Novos confrontos na República Centro-Africana
24 de abril de 2018Na semana passada, várias facções da ex-coligação rebelde Seleka, maioritariamente muçulmana, prometeram marchar na capital, Bangui, em resposta às ofensivas da Missão de Paz da ONU (MINUSCA). Grupos cristãos seguiram o exemplo.
Há vários meses que o bairro PK5, onde reside a maioria dos muçulmanos de Bangui, é palco de confrontos violentos. Além disso, paira novamente na República Centro-Africana (RCA) a ameaça de um conflito religioso.
Ainda assim, o primeiro-ministro Simplice Sarandji garante que o Governo é capaz de conter a violência. "Tal como o Presidente, pedi ao povo que não entre em pânico. O Governo está a tomar medidas para acabar com esta guerra", assegura. "Há quem fale numa eventual desestabilização do regime, mas não é o caso. Os centro-africanos estão vigilantes."
Críticas à MINUSCA
Mas a população aponta o dedo às forças do Governo e aos capacetes azuis da MINUSCA, por não conseguirem controlar a situação. Numa nova tentativa de promover a reconciliação, o Presidente Faustin Archange Touadéra encontrou-se com representantes de grupos políticos e movimentos rebeldes, na sexta-feira (20.04). Mas a desmobilização dos grupos armados avança a passos lentos. E a frustração aumenta.
"Lamentamos a posição do representante do secretário-geral da ONU, que disse que é preciso esperar 40 anos para que a paz regresse definitivamente ao país", declarou Aurelien Simplice Zingas, secretário-executivo da associação política Kélémba-PDS.
"Tenho mais de 50 anos, isto significa que a paz não vai voltar ao meu país antes da minha morte. A MINUSCA tem de ser robusta para trazer a paz ao país", argumenta o deputado.
O conflito agravou-se quando combatentes do autoproclamado grupo "autodefesa" do bairro muçulmano PK5 pegaram em armas. Dizem que as preocupações da população muçulmana da RCA não estão a ser levadas a sério e acusam o Governo de tomar o partido das milícias cristãs anti-Balaka.

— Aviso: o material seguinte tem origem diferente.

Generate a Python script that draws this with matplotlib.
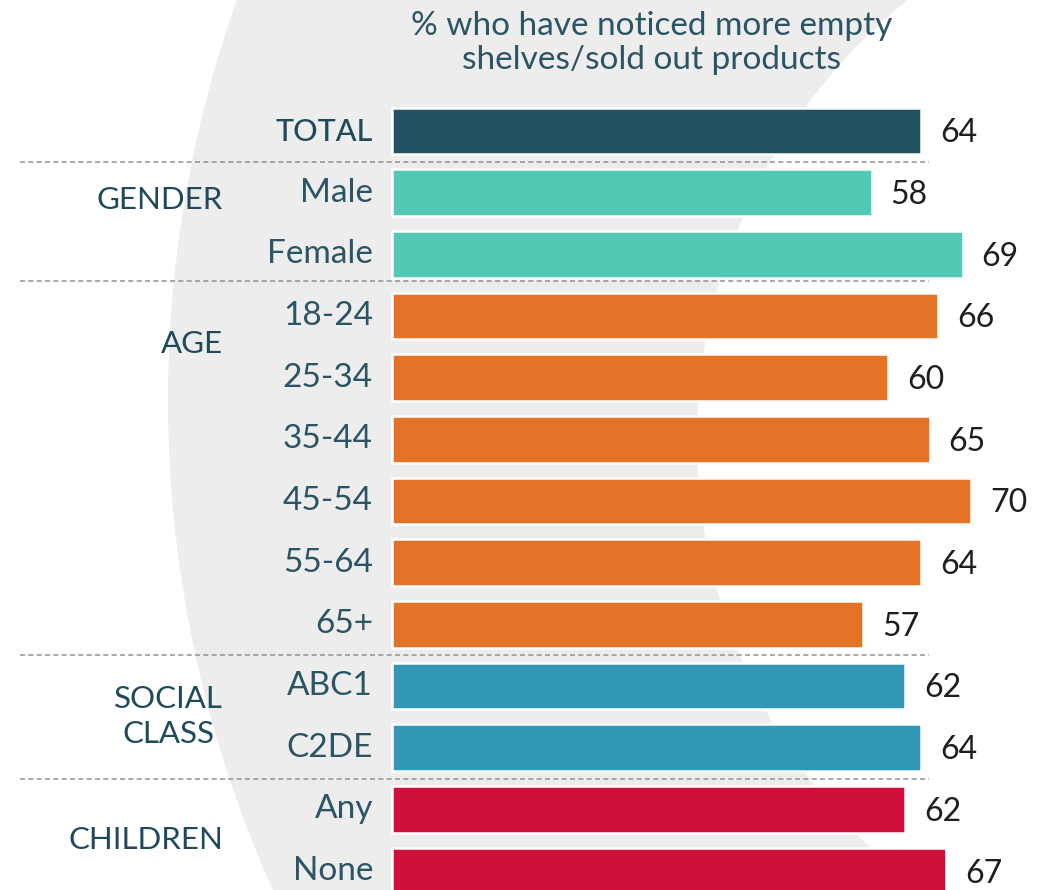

Após o contra-ataque da MINUSCA, no início de abril, os habitantes do PK5 depositaram os corpos das vítimas junto ao quartel-general da missão das Nações Unidas. "A violência no PK5 já dura há muito tempo. Grupos criminosos instalaram-se no bairro, têm muitas armas e a violência contra a população é inaceitável. As pessoas não aguentam mais e pediram ajuda à ONU. E nós respondemos a esse pedido", justifica o líder da MINUSCA, Parfait Onanga-Anyanga.
Mas as críticas à MINUSCA multiplicam-se. Os centro-africanos pedem uma ação robusta contra os responsáveis pela violência. No entanto, a Missão da ONU só pode agir se estiver sob ameaça direta.
Cenário caótico
O exército nacional, por sua vez, sofre com a falta de financiamento e equipamento. Antoinette Montaigne, ex-assessora da Presidente de transição Catherine Samba-Panza, e responsável pela Academia de Paz e Desenvolvimento Efecivo, descreve um cenário caótico na RCA, com "centenas de milhares de deslocados internos, centenas de milhares de refugiados que colocam os países vizinhos em risco e ameaçam desencadear uma crise regional".
A economia nacional está em baixa, "mas os grupos armados prosperam e aumentam as tarifas que cobram à população", explica. Antoinette Montaigne. E o Estado, diz, não pode cumprir as suas obrigações por causa dos cofres vazios Antoinette Montaigne.
Entretanto, esta segunda-feira (23.04), o Presidente Faustin-Archange Touadéra afirmou que quer "acelerar" o desarmamento, desmobilização e reintegração dos membros dos grupos armados.
Touadéra falava numa reunião nas Nações Unidas sobre o processo de paz na RCA, numa altura em que o Governo ainda tem muitas dificuldades em controlar os grupos rebeldes nas zonas mais afastadas da capital.
A República Centro-Africana vive um complicado processo de transição desde 2013, quando os rebeldes Seleka derrubaram o Presidente François Bozizé, dando origem a uma onda de violência sectária entre muçulmanos e cristãos que causou milhares de mortos.